Agri-Pulse Daybreak for October 25, 2016

WASHINGTON, Oct. 25, 2016 - We’re entering the final two weeks before the election with polling showing Democratic candidate Hillary Clinton pulling ahead, but GOP nominee Donald Trump remains confident in his chances on Nov. 8. 
 
Trump’s campaign stopped in rural West Boynton, Fla., on Monday, to tell a gathering of farmers that he was their best chance at stopping over-regulation from the EPA and putting an end to multi-lateral trade pacts. He also predicted that he’s going to win the race to the White House, according to a report from the Sun Sentinel.
 
Surrounded by pumpkins, hay stacks and corn stalks, Trump assured a gathering of Floridian farmers that he is winning, despite what they may have heard in the media.
 
“The truth is that we’re winning,” Trump said in the Sentinel article. “We’re winning this race. I really believe we are winning.”
 
Trump’s message of putting a halt to the EPA’s efforts to regulate farming is a popular one. The American Farm Bureau Federation has long campaigned against the agency’s Waters of the U.S. (WOTUS) rule for attempting to restrict land use when even the smallest streams are present.
 
Trump’s opposition to WOTUS, which is now tied up in the courts, is spelled out on his web site. “Eliminate our most intrusive regulations, like the Waters of the U.S. Rule,” the Republican candidate says. “We will also scrap the EPA’s so-called Clean Power Plan which the government estimates will cost $7.2 billion a year.”
 
USDA to unveil new rural investment in Missouri. Improving the infrastructure and quality of life in rural America has been a major theme for the Obama administration and USDA Secretary Tom Vilsack is scheduled to announce another major investment expansion on Wednesday.
 
Vilsack will travel to Savannah, Mo., where he is expected to unveil “a new multibillion-dollar national investment to improve rural electric utility systems and broadband, including projects in Missouri, creating jobs and increasing reliability for customers.”
 
The USDA has spent about $31 billion since 2009 to help finance rural electrical projects. The money, USDA said, has been sunk into “963 electric projects that have financed more than 185,000 miles of transmission and distribution lines serving 4.6 million rural residents.”
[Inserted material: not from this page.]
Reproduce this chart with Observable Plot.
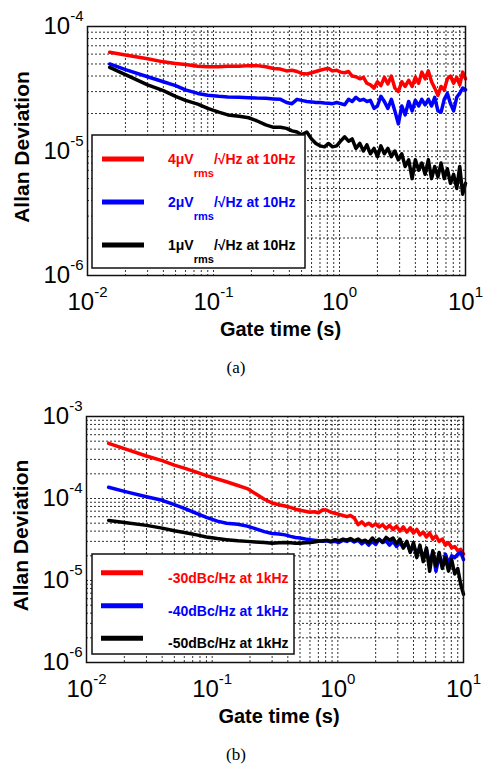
<!DOCTYPE html>
<html><head><meta charset="utf-8">
<script src="https://cdn.jsdelivr.net/npm/d3@7"></script>
<script src="https://cdn.jsdelivr.net/npm/@observablehq/plot@0.6"></script>
<style>
body{margin:0;background:#fff;}
#root{position:relative;width:483px;height:771px;overflow:hidden;background:#fff;}
.panel{position:absolute;left:0;}
.cap{position:absolute;left:0;width:472px;text-align:center;font-family:"Liberation Serif","Times New Roman",serif;font-size:17px;line-height:17px;color:#000;}
</style></head><body>
<div id="root">
  <div id="pa" class="panel" style="top:0px"></div>
  <div id="capa" class="cap" style="top:359px"></div>
  <div id="pb" class="panel" style="top:390px"></div>
  <div id="capb" class="cap" style="top:746px"></div>
</div>
<script>
// ---------- data ----------
const gateTime = [0.015,0.02,0.03,0.04,0.05,0.06,0.075,0.09,0.11,0.13,
  0.16,0.19,0.22,0.26,0.3,0.34,0.38,0.42,0.46,0.5,
  0.55,0.6,0.65,0.7,0.76,0.82,0.88,0.95,1.02,1.1,
  1.18,1.26,1.35,1.45,1.55,1.65,1.76,1.88,2.0,2.13,
  2.27,2.42,2.58,2.75,2.93,3.12,3.32,3.54,3.77,4.0,
  4.25,4.5,4.78,5.07,5.38,5.7,6.04,6.4,6.78,7.18,
  7.6,8.05,8.52,9.0,9.5,10.0];

// Panel (a)
const redA = [6.2e-5,5.9e-5,5.5e-5,5.2e-5,5.05e-5,4.95e-5,4.8e-5,4.75e-5,4.75e-5,4.8e-5,
  4.8e-5,4.85e-5,4.85e-5,4.75e-5,4.6e-5,4.55e-5,4.4e-5,4.45e-5,4.35e-5,4.2e-5,
  4.15e-5,4.25e-5,4.35e-5,4.45e-5,4.55e-5,4.6e-5,4.4e-5,4.45e-5,4.3e-5,4.25e-5,
  4.35e-5,4.0e-5,3.95e-5,3.8e-5,3.9e-5,3.5e-5,3.4e-5,3.2e-5,3.6e-5,3.35e-5,
  3.9e-5,3.45e-5,4.0e-5,3.2e-5,3.0e-5,3.6e-5,3.3e-5,3.7e-5,3.3e-5,3.9e-5,
  3.5e-5,4.3e-5,3.8e-5,4.4e-5,3.6e-5,3.2e-5,2.8e-5,3.3e-5,3.1e-5,3.8e-5,
  4.0e-5,3.5e-5,3.9e-5,3.4e-5,4.3e-5,3.8e-5];
const blueA = [5.0e-5,4.5e-5,3.95e-5,3.6e-5,3.35e-5,3.1e-5,2.9e-5,2.8e-5,2.75e-5,2.72e-5,
  2.7e-5,2.68e-5,2.66e-5,2.65e-5,2.62e-5,2.6e-5,2.45e-5,2.4e-5,2.6e-5,2.55e-5,
  2.5e-5,2.48e-5,2.45e-5,2.45e-5,2.43e-5,2.42e-5,2.4e-5,2.45e-5,2.4e-5,2.35e-5,
  2.6e-5,2.5e-5,2.7e-5,2.55e-5,2.6e-5,2.5e-5,2.55e-5,2.2e-5,2.3e-5,2.75e-5,
  2.5e-5,2.2e-5,2.6e-5,2.1e-5,1.65e-5,2.3e-5,1.95e-5,2.5e-5,2.1e-5,2.55e-5,
  2.3e-5,2.6e-5,2.35e-5,2.6e-5,2.3e-5,2.7e-5,2.1e-5,2.05e-5,2.6e-5,2.9e-5,
  2.4e-5,2.1e-5,2.7e-5,2.9e-5,3.2e-5,3.1e-5];
const blackA = [4.7e-5,4.1e-5,3.4e-5,3.05e-5,2.75e-5,2.55e-5,2.38e-5,2.2e-5,2.05e-5,1.95e-5,
  1.9e-5,1.85e-5,1.75e-5,1.62e-5,1.55e-5,1.55e-5,1.52e-5,1.45e-5,1.42e-5,1.35e-5,
  1.42e-5,1.25e-5,1.15e-5,1.1e-5,1.08e-5,1.15e-5,1.08e-5,1.1e-5,1.2e-5,1.3e-5,
  1.2e-5,1.25e-5,1.05e-5,1.15e-5,1.0e-5,1.12e-5,0.95e-5,1.05e-5,0.9e-5,1.1e-5,
  0.95e-5,1.05e-5,0.9e-5,1.0e-5,0.85e-5,0.95e-5,0.75e-5,0.85e-5,0.6e-5,0.85e-5,
  0.7e-5,0.8e-5,0.65e-5,0.85e-5,0.6e-5,0.75e-5,0.62e-5,0.8e-5,0.6e-5,0.72e-5,
  0.55e-5,0.65e-5,0.5e-5,0.75e-5,0.45e-5,0.55e-5];

// Panel (b)
const redB = [4.7e-4,4.05e-4,3.3e-4,2.9e-4,2.55e-4,2.35e-4,2.1e-4,1.9e-4,1.73e-4,1.6e-4,
  1.44e-4,1.32e-4,1.15e-4,9.8e-5,8.8e-5,8.4e-5,8.1e-5,7.8e-5,7.4e-5,7.2e-5,
  7.0e-5,6.8e-5,6.9e-5,6.7e-5,7.3e-5,7.2e-5,6.8e-5,6.6e-5,6.4e-5,6.2e-5,
  6.0e-5,6.2e-5,5.8e-5,4.8e-5,5.2e-5,4.7e-5,5.0e-5,4.6e-5,4.9e-5,4.5e-5,
  4.8e-5,4.3e-5,4.7e-5,4.2e-5,4.6e-5,4.0e-5,4.5e-5,3.9e-5,4.4e-5,3.8e-5,
  4.2e-5,3.6e-5,3.9e-5,3.4e-5,3.8e-5,3.2e-5,3.5e-5,3.0e-5,3.2e-5,2.7e-5,
  2.9e-5,2.5e-5,2.6e-5,2.3e-5,2.4e-5,2.1e-5];
const blueB = [1.37e-4,1.22e-4,1.05e-4,9.5e-5,8.4e-5,7.6e-5,6.6e-5,5.9e-5,5.3e-5,5.0e-5,
  4.85e-5,4.6e-5,4.3e-5,3.95e-5,3.75e-5,3.7e-5,3.6e-5,3.45e-5,3.35e-5,3.3e-5,
  3.2e-5,3.15e-5,3.1e-5,3.05e-5,3.0e-5,3.05e-5,2.95e-5,3.0e-5,2.9e-5,3.1e-5,
  3.0e-5,3.15e-5,2.95e-5,3.1e-5,2.8e-5,3.0e-5,2.7e-5,3.0e-5,2.75e-5,3.2e-5,
  2.9e-5,3.05e-5,2.7e-5,3.0e-5,2.6e-5,2.9e-5,2.5e-5,2.9e-5,2.3e-5,2.7e-5,
  2.1e-5,2.5e-5,1.9e-5,2.4e-5,1.6e-5,2.2e-5,1.3e-5,2.0e-5,1.5e-5,2.1e-5,
  1.6e-5,2.0e-5,1.9e-5,2.1e-5,2.2e-5,1.8e-5];
const blackB = [5.4e-5,5.1e-5,4.7e-5,4.35e-5,4.05e-5,3.85e-5,3.6e-5,3.4e-5,3.25e-5,3.15e-5,
  3.05e-5,3.0e-5,2.95e-5,2.9e-5,2.85e-5,2.88e-5,2.9e-5,2.88e-5,2.85e-5,2.85e-5,
  2.88e-5,2.9e-5,2.95e-5,3.0e-5,3.05e-5,3.1e-5,3.0e-5,3.15e-5,3.05e-5,3.2e-5,
  3.1e-5,3.25e-5,3.05e-5,3.2e-5,3.0e-5,3.1e-5,2.9e-5,3.3e-5,3.0e-5,3.15e-5,
  2.95e-5,3.35e-5,3.1e-5,3.3e-5,2.8e-5,3.2e-5,2.5e-5,3.0e-5,2.2e-5,2.9e-5,
  1.9e-5,2.7e-5,1.7e-5,2.5e-5,1.3e-5,2.3e-5,1.5e-5,2.2e-5,1.4e-5,1.9e-5,
  1.3e-5,1.8e-5,1.2e-5,1.4e-5,0.9e-5,0.68e-5];

const seriesColors = ["#ff0000", "#0000ff", "#000000"];
const xTicks = [0.01, 0.1, 1, 10];
const xTickLabels = ["10^-2", "10^-1", "10^0", "10^1"];
const xGridTicks = [0.01,0.02,0.03,0.04,0.05,0.06,0.07,0.08,0.09,
  0.1,0.2,0.3,0.4,0.5,0.6,0.7,0.8,0.9,
  1,2,3,4,5,6,7,8,9,10];
const yTicksA = [1e-6, 1e-5, 1e-4];
const yTickLabelsA = ["10^-6", "10^-5", "10^-4"];
const yGridTicksA = [1e-6,2e-6,3e-6,4e-6,5e-6,6e-6,7e-6,8e-6,9e-6,
  1e-5,2e-5,3e-5,4e-5,5e-5,6e-5,7e-5,8e-5,9e-5,1e-4];
const yTicksB = [1e-6, 1e-5, 1e-4, 1e-3];
const yTickLabelsB = ["10^-6", "10^-5", "10^-4", "10^-3"];
const yGridTicksB = [1e-6,2e-6,3e-6,4e-6,5e-6,6e-6,7e-6,8e-6,9e-6,
  1e-5,2e-5,3e-5,4e-5,5e-5,6e-5,7e-5,8e-5,9e-5,
  1e-4,2e-4,3e-4,4e-4,5e-4,6e-4,7e-4,8e-4,9e-4,1e-3];
const xLabel = "Gate time (s)";
const yLabel = "Allan Deviation";
const legendA = [["4μV", "rms", "/√Hz at 10Hz"], ["2μV", "rms", "/√Hz at 10Hz"], ["1μV", "rms", "/√Hz at 10Hz"]];
const legendB = ["-30dBc/Hz at 1kHz", "-40dBc/Hz at 1kHz", "-50dBc/Hz at 1kHz"];
const captions = ["(a)", "(b)"];

// ---------- drawing ----------
const FONT = "'Liberation Sans', Arial, Helvetica, sans-serif";
const gridStyle = {stroke: "#000", strokeOpacity: 0.8, strokeWidth: 1, strokeDasharray: "2,2"};

function makePanel({series, yDomain, yTicks, yTickLabels, yGridTicks, marginLeft, marginRight, marginTop, innerHeight}) {
  const xMap = new Map(xTicks.map((d, i) => [d, xTickLabels[i]]));
  const yMap = new Map(yTicks.map((d, i) => [d, yTickLabels[i]]));
  const marginBottom = 70;
  return Plot.plot({
    width: 483,
    height: innerHeight + marginTop + marginBottom,
    marginLeft, marginRight, marginTop, marginBottom,
    x: {type: "log", domain: [0.01, 10]},
    y: {type: "log", domain: yDomain},
    style: {fontFamily: FONT, background: "transparent", color: "#000", overflow: "visible"},
    marks: [
      Plot.gridX({...gridStyle, ticks: xGridTicks}),
      Plot.gridY({...gridStyle, ticks: yGridTicks}),
      ...series.map((s, i) => Plot.line(s, {x: gateTime, y: d => d, stroke: seriesColors[i], strokeWidth: 3.5})),
      Plot.frame({stroke: "#111", strokeWidth: 1.5}),
      Plot.axisX({ticks: xTicks, tickFormat: d => xMap.get(d), tickSize: 0, tickPadding: 17, fontSize: 24, label: null}),
      Plot.axisY({ticks: yTicks, tickFormat: d => yMap.get(d), tickSize: 0, tickPadding: 4, fontSize: 24, label: null}),
      Plot.text([xLabel], {text: d => d, frameAnchor: "bottom", textAnchor: "middle", lineAnchor: "middle", dx: 4, dy: 54, fontSize: 20, fontWeight: "bold", fill: "#000"}),
      Plot.text([yLabel], {text: d => d, frameAnchor: "left", textAnchor: "middle", lineAnchor: "middle", rotate: -90, dx: -65, dy: -4, fontSize: 21, fontWeight: "bold", fill: "#000"})
    ]
  });
}

function supify(svg) {
  d3.select(svg).selectAll("text").each(function () {
    const m = /^10\^(.+)$/.exec(this.textContent);
    if (!m) return;
    const el = d3.select(this);
    el.text("10");
    el.append("tspan").attr("dy", -13).attr("font-size", 15).text(m[1]);
  });
}

function legendFrame(svg, box) {
  const g = d3.select(svg).append("g").attr("font-family", FONT).attr("text-anchor", "start");
  g.append("rect").attr("x", box.x).attr("y", box.y).attr("width", box.w).attr("height", box.h)
    .attr("fill", "#fff").attr("stroke", "#111").attr("stroke-width", 1.5);
  return g;
}

// Panel (a)
const svgA = makePanel({series: [redA, blueA, blackA], yDomain: [1e-6, 1e-4], yTicks: yTicksA, yTickLabels: yTickLabelsA,
  yGridTicks: yGridTicksA, marginLeft: 87, marginRight: 18, marginTop: 26, innerHeight: 249});
supify(svgA);
{
  const g = legendFrame(svgA, {x: 92, y: 135, w: 213, h: 133});
  const lineY = [159, 202, 245];
  legendA.forEach((parts, i) => {
    g.append("line").attr("x1", 102).attr("x2", 144).attr("y1", lineY[i]).attr("y2", lineY[i])
      .attr("stroke", seriesColors[i]).attr("stroke-width", 5);
    const t = g.append("text").attr("x", 168).attr("y", lineY[i] + 4.5).attr("fill", seriesColors[i])
      .attr("font-size", 14).attr("font-weight", "bold").attr("text-anchor", "start");
    t.append("tspan").text(parts[0]);
    t.append("tspan").attr("dy", 13.5).attr("font-size", 11).text(parts[1]);
    t.append("tspan").attr("dy", -13.5).text(parts[2]);
  });
}
document.getElementById("pa").appendChild(svgA);

// Panel (b)
const svgB = makePanel({series: [redB, blueB, blackB], yDomain: [1e-6, 1e-3], yTicks: yTicksB, yTickLabels: yTickLabelsB,
  yGridTicks: yGridTicksB, marginLeft: 86, marginRight: 20, marginTop: 26, innerHeight: 246});
supify(svgB);
{
  const g = legendFrame(svgB, {x: 92, y: 164, w: 202, h: 100});
  const lineY = [182.7, 215.7, 248.3];
  legendB.forEach((label, i) => {
    g.append("line").attr("x1", 101).attr("x2", 143).attr("y1", lineY[i]).attr("y2", lineY[i])
      .attr("stroke", seriesColors[i]).attr("stroke-width", 5);
    g.append("text").attr("x", 168).attr("y", lineY[i] + 10).attr("fill", seriesColors[i])
      .attr("font-size", 14).attr("font-weight", "bold").attr("text-anchor", "start").text(label);
  });
}
document.getElementById("pb").appendChild(svgB);

document.getElementById("capa").textContent = captions[0];
document.getElementById("capb").textContent = captions[1];
</script>
</body></html>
E15 and E85 pumps come to Virginia. USDA Acting Deputy Secretary Michael Scuse will be at a Sheetz gas station in Manassas, Va., Wednesday to announce the arrival of pumps that will dispense gasoline that contains 15 percent and 85 percent ethanol. That’s well above the common 10 percent blends that make up most of the gasoline sold in Virginia.

USDA is taking the opportunity to highlight its Biofuel Infrastructure Partnership, a program through which the department and at least 21 state partners have invested $210 million to increase the number of higher-blend ethanol pumps across the country.

U.S. rice sector can’t support T-TIP without major gains in market access.The U.S. never fully recovered from losing the European market in 2006 after the discovery of unapproved biotech rice in U.S. shipments. Now Europeans are buying U.S. rice, but a restrictive tariff rate quota system assures that trade remains minimal, according to a report from the USA Rice Federation.

The European TRQ that limits U.S. rice exports to 38,721 tons has to be eliminated in the Trans-Atlantic Trade and Investment Partnership (T-TIP) deal now being negotiated between the EU and U.S., says the USA Rice Federation.
 
"If we don't ship milled rice under the TRQ, then our customers face an EU import duty of about $194 per metric ton," said Johnny Sullivan, a vice president for Producers' Rice Mill and member of USA Rice’s EU Subcommittee. "It's very hard to be competitive in Europe with that level of tariff when rice imported from most other origins has little or zero tariffs."
 
Sullivan and others representing USA Rice visited Brussels earlier this month to meet with EU officials, European farmers and USDA officials stationed there.
 
South China’s wine and beer imports skyrocket. The thirst for imported beer and wine continues to grow to new record levels in South China and USDA’s Foreign Agricultural Service is recommending that U.S. exporters tap into some of that growing market. South China covers several provinces, including Hong Kong and Macau, and makes up roughly 55 percent of the country.
 
South China’s wine imports have more than doubled and beer imports have tripled since 2003, according to a newly released FAS report. China remains the world’s largest beer producing country, but younger generations are driving the increased demand for foreign brews.
 
“These consumers, as compared to previous generations, are much more familiar with western brands and consumer trends as a result of internet use and foreign travel, and also are eager to try a wider variety of products and flavors,” FAS said. “U.S. beer and wine exporters are encouraged to consider this huge market, and there are various key wine and beer trade shows in China planned for 2017.”